Bad start for petrol prices in January

 ·6 Dec 2024

After two months of petrol price hikes, South African motorists may be in store for a tough start to the new year.

Early data from the Central Energy Fund (CEF) shows that fuel prices are starting December with under-recoveries in price, pointing to possible price hikes come the new year.

Petrol is showing an under-recovery of around 8 cents per litre, while diesel prices are starting the month with an under-recovery around 20 cents per litre.

These are the early projections:

  • Petrol 93: increase of 8 cents per litre
  • Petrol 95: flat at 0 cents per litre
  • Diesel 0.05% (wholesale): increase of 17 cents per litre
  • Diesel 0.005% (wholesale): increase of 21 cents per litre
  • Illuminating paraffin: increase of 7 cents per litre

December saw fuel prices increase across the board: by 17 cents per litre for petrol and about 55 cents per litre for diesel.

The latest hikes have been driven by a weaker rand versus the dollar as well as volatility in the global oil markets.

According to Bloomberg analysis of the market, oil has been trading in a narrow range between $70 and $75 a barrel in recent months. However this is down significantly from the $90+ highest seen earlier in the year.

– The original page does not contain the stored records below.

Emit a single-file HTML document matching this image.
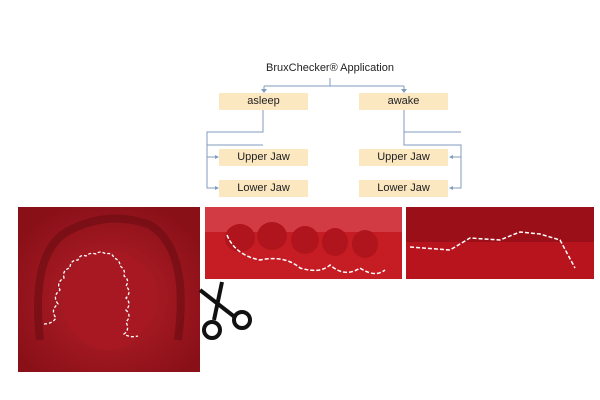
<!DOCTYPE html>
<html><head><style>
body{margin:0;width:600px;height:400px;background:#fff;position:relative;overflow:hidden;font-family:"Liberation Sans",sans-serif}
.b{position:absolute;background:#fbe7c0;width:89px;height:17px;font-size:11px;line-height:17px;text-align:center;color:#222}
</style></head><body>
<div style="position:absolute;left:250px;top:62px;width:160px;text-align:center;font-size:11px;color:#222">BruxChecker® Application</div>
<div class="b" style="left:219px;top:93px">asleep</div>
<div class="b" style="left:359px;top:93px">awake</div>
<div class="b" style="left:219px;top:149px">Upper Jaw</div>
<div class="b" style="left:219px;top:180px">Lower Jaw</div>
<div class="b" style="left:359px;top:149px">Upper Jaw</div>
<div class="b" style="left:359px;top:180px">Lower Jaw</div>
<svg width="600" height="400" style="position:absolute;left:0;top:0">
<defs>
<radialGradient id="g1" cx="50%" cy="55%" r="60%"><stop offset="0" stop-color="#b8202a"/><stop offset="1" stop-color="#8a1018"/></radialGradient>
</defs>
<g stroke="#7f9bbf" stroke-width="1" fill="none">
<path d="M330 78V86M264 86H404M264 86V92M404 86V92"/>
<path d="M263 110V132H207V188H216M207 145H263M207 157H216"/>
<path d="M404 110V145H461V188H452M404 132H461M461 157H452"/>
</g>
<g fill="#7f9bbf"><path d="M261 89l3 4 3-4z"/><path d="M401 89l3 4 3-4z"/><path d="M215 155l4 2-4 2z"/><path d="M215 186l4 2-4 2z"/><path d="M453 155l-4 2 4 2z"/><path d="M453 186l-4 2 4 2z"/></g>
<rect x="18" y="207" width="182" height="165" fill="url(#g1)"/>
<path d="M40 340 Q30 250 70 230 Q110 210 150 225 Q190 250 178 340" fill="none" stroke="#6a0c12" stroke-width="8" opacity=".6"/>
<ellipse cx="108" cy="300" rx="45" ry="50" fill="#a81822"/>
<path d="M44 324 q8 0 12-6 q-6-8 2-14 q-6-8 2-14 q-4-8 4-12 q-2-8 6-10 q0-8 8-8 q2-6 8-4 q4-4 10-2 q4-4 10 0 q6-2 8 4 q6 2 6 8 q6 4 4 10 q6 4 2 10 q6 6 0 12 q6 6 0 12 q6 6 0 12 q4 8 -2 12 q6 4 14 2" fill="none" stroke="#fff" stroke-width="1.3" stroke-dasharray="3 2"/>
<rect x="205" y="207" width="197" height="72" fill="#c61c24"/>
<rect x="205" y="207" width="197" height="25" fill="#d23a44"/>
<g fill="#b0141c"><ellipse cx="240" cy="238" rx="15" ry="14"/><ellipse cx="272" cy="236" rx="15" ry="14"/><ellipse cx="305" cy="240" rx="14" ry="14"/><ellipse cx="335" cy="242" rx="13" ry="14"/><ellipse cx="365" cy="244" rx="13" ry="14"/></g>
<path d="M227 235 Q235 255 260 260 Q285 255 300 268 Q320 274 330 265 Q345 278 360 268 Q375 278 385 270" fill="none" stroke="#fff" stroke-width="1.5" stroke-dasharray="4 2"/>
<rect x="406" y="207" width="188" height="72" fill="#b8141e"/>
<rect x="406" y="207" width="188" height="35" fill="#9a0f18"/>
<path d="M410 247 L450 250 L470 238 L500 240 L520 232 L540 234 L560 240 L575 268" fill="none" stroke="#fff" stroke-width="1.5" stroke-dasharray="4 2"/>
<g stroke="#111" stroke-width="4" fill="none"><path d="M200 290 L236 318M222 282 L214 320"/><circle cx="242" cy="320" r="8"/><circle cx="212" cy="330" r="8"/></g>
</svg>
</body></html>
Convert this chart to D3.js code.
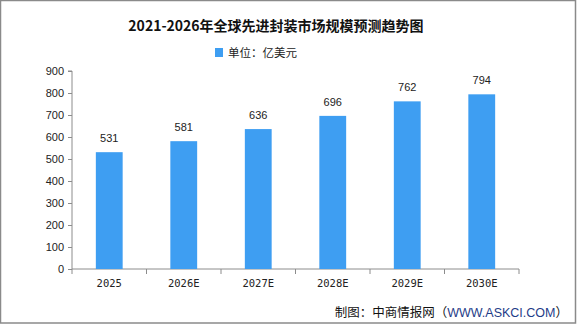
<!DOCTYPE html>
<html>
<head>
<meta charset="utf-8">
<script src="https://cdn.jsdelivr.net/npm/d3@7/dist/d3.min.js"></script>
<style>
  html, body { margin: 0; padding: 0; background: #fff; }
  svg { display: block; }
</style>
</head>
<body>
<svg id="chart" width="585" height="327"></svg>
<script>
// Daten
const years = ["2025", "2026E", "2027E", "2028E", "2029E", "2030E"];
const values = [531, 581, 636, 696, 762, 794];
const yTicks = [0, 100, 200, 300, 400, 500, 600, 700, 800, 900];

const titleText = "2021-2026年全球先进封装市场规模预测趋势图";
const unitText = "单位：亿美元";

const svg = d3.select("#chart");
const barColor = "#3e9ef2";
const axisColor = "#8c8c8c";

// Rahmen
svg.append("rect")
  .attr("x", 0.5)
  .attr("y", 0.5)
  .attr("width", 575)
  .attr("height", 322.5)
  .attr("fill", "#fff")
  .attr("stroke", "#8a8a8a")
  .attr("stroke-width", 1.5);

const x0 = 72, x1 = 519, yTop = 71, yBottom = 269;

const xScale = d3.scaleBand()
  .domain(years)
  .range([x0, x1])
  .paddingInner(0.64)
  .paddingOuter(0.32);

const yScale = d3.scaleLinear()
  .domain([0, 900])
  .range([yBottom, yTop]);

// Titel
svg.append("text")
  .attr("x", 276)
  .attr("y", 31)
  .attr("text-anchor", "middle")
  .attr("font-family", "'Noto Sans CJK SC', sans-serif")
  .attr("font-size", "14px")
  .attr("font-weight", "700")
  .attr("fill", "#111")
  .text(titleText);

// Legende
svg.append("rect")
  .attr("x", 215)
  .attr("y", 48)
  .attr("width", 8)
  .attr("height", 9)
  .attr("fill", barColor);

svg.append("text")
  .attr("x", 228)
  .attr("y", 57)
  .attr("font-family", "'Noto Sans CJK SC', sans-serif")
  .attr("font-size", "11.5px")
  .attr("fill", "#222")
  .text(unitText);

// Y-Achse
const yAxis = svg.append("g")
  .attr("transform", `translate(${x0},0)`)
  .call(d3.axisLeft(yScale).tickValues(yTicks).tickSize(4).tickPadding(4));
yAxis.select(".domain").attr("stroke", axisColor).attr("d", `M-4,${yTop}H0V${yBottom}`);
yAxis.selectAll(".tick line").attr("stroke", axisColor);
yAxis.selectAll(".tick text")
  .attr("font-family", "'Liberation Sans', Arial, sans-serif")
  .attr("font-size", "11px")
  .attr("fill", "#222");

// X-Achse
const xAxis = svg.append("g")
  .attr("transform", `translate(0,${yBottom})`)
  .call(d3.axisBottom(xScale).tickSize(0).tickPadding(11));
xAxis.select(".domain").attr("stroke", axisColor).attr("d", `M${x0},0H${x1}`);
xAxis.selectAll(".tick text")
  .attr("font-family", "'DejaVu Sans Mono', monospace")
  .attr("font-size", "10.5px")
  .attr("fill", "#222");

// Trennstriche zwischen Kategorien
const boundaries = d3.range(years.length + 1).map(i => x0 + i * (x1 - x0) / years.length);
svg.append("g")
  .selectAll("line")
  .data(boundaries)
  .enter()
  .append("line")
    .attr("x1", d => d)
    .attr("x2", d => d)
    .attr("y1", yBottom)
    .attr("y2", yBottom + 5)
    .attr("stroke", axisColor);

// Balken
const data = years.map((y, i) => ({ year: y, value: values[i] }));

svg.append("g")
  .selectAll("rect")
  .data(data)
  .enter()
  .append("rect")
    .attr("x", d => xScale(d.year))
    .attr("y", d => yScale(d.value))
    .attr("width", xScale.bandwidth())
    .attr("height", d => yBottom - yScale(d.value))
    .attr("fill", barColor);

// Werte
svg.append("g")
  .selectAll("text")
  .data(data)
  .enter()
  .append("text")
    .attr("x", d => xScale(d.year) + xScale.bandwidth() / 2)
    .attr("y", d => yScale(d.value) - 10)
    .attr("text-anchor", "middle")
    .attr("font-family", "'Liberation Sans', Arial, sans-serif")
    .attr("font-size", "11px")
    .attr("fill", "#222")
    .text(d => d.value);

// Quelle
const src = svg.append("text")
  .attr("x", 568)
  .attr("y", 317)
  .attr("text-anchor", "end")
  .attr("font-family", "'Noto Sans CJK SC', sans-serif")
  .attr("font-size", "12.5px")
  .attr("fill", "#111");
src.append("tspan").text("制图：中商情报网（");
src.append("tspan").attr("fill", "#1f3c88").attr("font-family", "'Liberation Sans', Arial, sans-serif").text("WWW.ASKCI.COM");
src.append("tspan").text("）");
</script>
</body>
</html>
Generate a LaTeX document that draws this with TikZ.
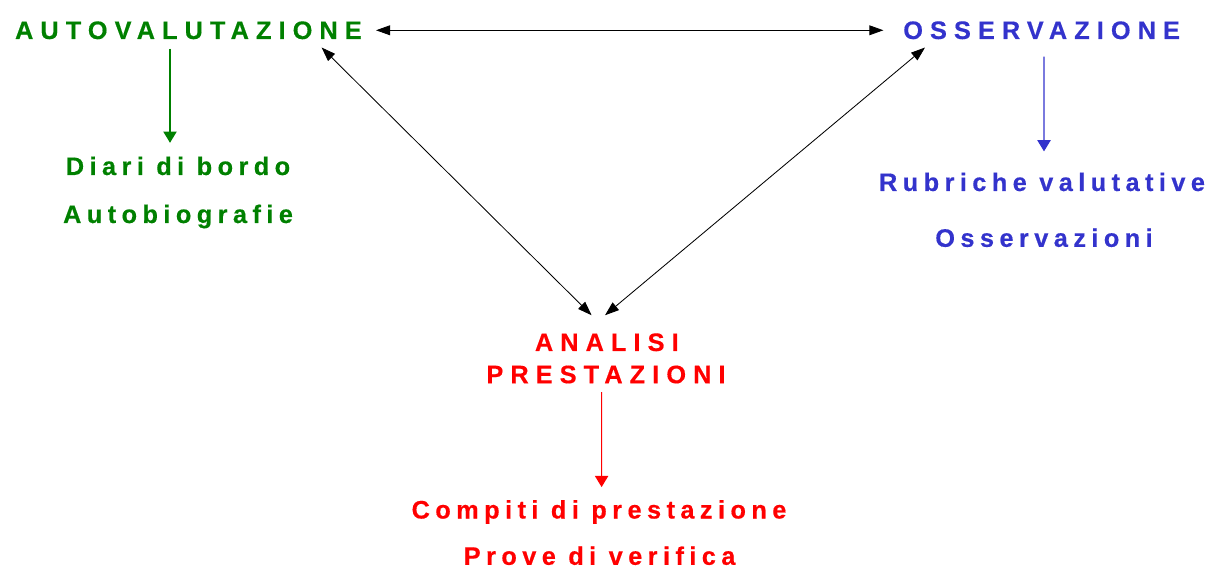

This week, oil prices steadied after OPEC+’s decision to push back the revival of shuttered production by another three months failed to lift sentiment. The glut is expected to carry through to next year, Bloomberg said, with projections in pricing expected to go as low as $66 a barrel.

“Crude has been confined to a tight range since mid-October, with bullishness from geopolitical developments in the Middle East and Ukraine countered by expectations for a glut in 2025 due to higher output from the Americas and lacklustre Chinese demand,” it said.

Weak global market balances mean there is little scope for the OPEC+ cartel to restore the output it’s been withholding since 2022.

The lower move in oil prices is contributing to an over-recovery for petrol, but still holds a small under-recovery for diesel.

The culprit dragging on recoveries, then, is the weaker rand.

The rand is currently trading just over R18.00 to the dollar—a position it has been in since early November when Donald Trump won the US presidential election. Prior to this, the rand was settled well under R17.50 to the dollar and even eyed a move below R17.00 at one stage.

Understanding the rand’s weakness is understanding markets in a global context. Markets view a Trump presidency as being decidedly nationalist and ‘America-first’, with the threat of trade wars and other restrictions a negative for emerging markets, particularly China.

South Africa’s ties to emerging markets and China means it suffered from the fallout as well.

However, other trade relations between the US and South Africa—such as AGOA—are also in the balance, keeping pressure on the rand.

Most recently, Trump stated a strong intention to punish BRICS nations if they continued to work towards de-dollarisaton or launching their own currency, which again caused a stir. The latter suggestion (a BRICS currency) has already been dismissed, but the former has been on the BRICS agenda for some time.

The rand’s weakness is the main negative contributor to petrol price recoveries, dragging them by around 10 cents per litre.

One silver lining to the early projections is that the market can change before the end of the month.

As has been the case in previous months, the projections can start one way, and flip by the time official price changes are announced.

However, starting with an under-recovery means starting out on the back foot, requiring a positive turn in conditions (ie, a stronger rand and lower oil prices).

A better indication of the direction of prices can be gleaned around the middle of the month.